General Manager at Prosig
Chris' early love of computers & technology (Sinclair ZX80's, Commodore PETs & Apple ]['s) grew into a career in software development, product development, team leadership, web development, and marketing. He is now General Manager at Prosig, part of CMTG. Chris graduated with an HND from Portsmouth Polytechnic and in 2019 completed an Executive MBA at the University of Winchester where he focused on innovation and strategy.

This Post Has 10 Comments

  1. Elena

    This is my first time trying to do vibrational testing, and I was wondering if there is a way to do this all by hand using just simple data acquisition hardware and matlab.
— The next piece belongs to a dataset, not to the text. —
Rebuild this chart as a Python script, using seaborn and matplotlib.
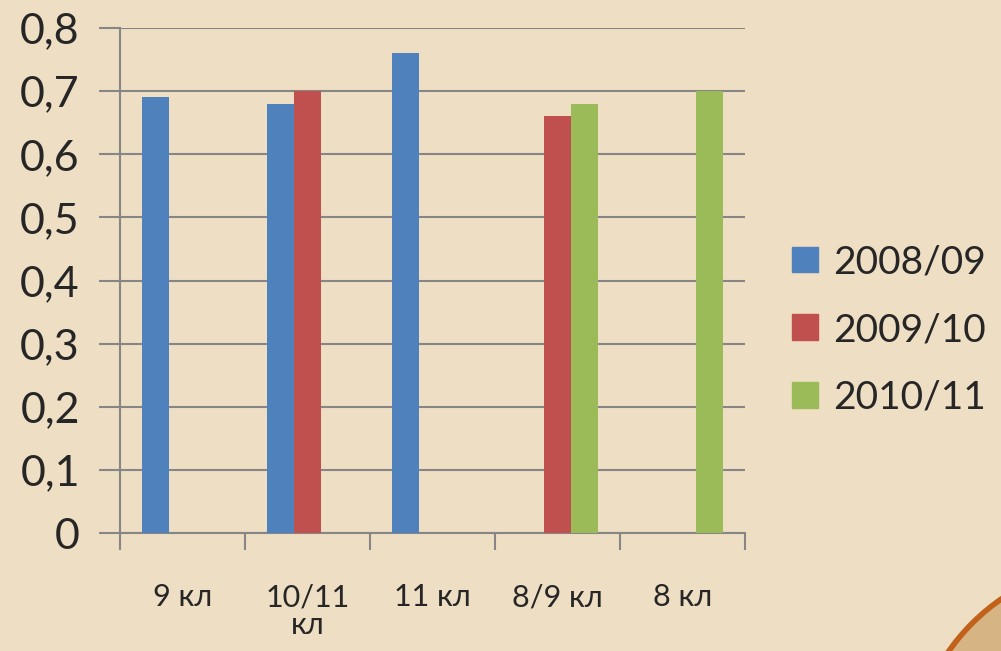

Are there any good references as to the equations necessary if you have a simple system with few significant modes of vibration?

  2. Walid Abdullah

    I need an offer to hammer test ASAP& my company in Cairo, Egypt , do you have an agent in Egypt??

    1. James Wren

      Hi Walid,

      Thanks for posting on our blog, I have reached out to you by email to discuss your requirements further.

  3. Christopher Marsh


    I am in the process of determining dynamic stiffness for certain automotive parts. We have a vibration table and a Modal Hammer for impulse excitation. What process would I take to determine the Dynamic Stiffness of these specimens. The stiffness units will be in N/mm. I understand the impact hammer will impact the part and record the force, while an accel on the part will measure acceleration and frequency experienced by the part, but how do all these components come together to calculate dynamic stiffness. Is a specific software required?

    Thank you,

    Chris Marsh

  4. Mahabir Prasad

    Dear Sir,
    I have impulse hammer and accelerometer time data from field. I also know
    the distances between source(hammer) and receiver (Accelerometer). Does it
    possible to calculate the velocity of wave by using these data? if Yes, how. I do not have two
    relative accelerometer data set, which is normally used literature.
    Thanks in advance
    Mahabir Prasad

  5. Kabo

    Hi sir, Please I wanted to perform a hammer impact test but my question is this, does it matter the position one place the components? In my case, it is a cylindrical metallic pipe. If i’m to conduct the experiment, does the impact direction (x, y or z) affects the stiffness? I mean can I use any direction?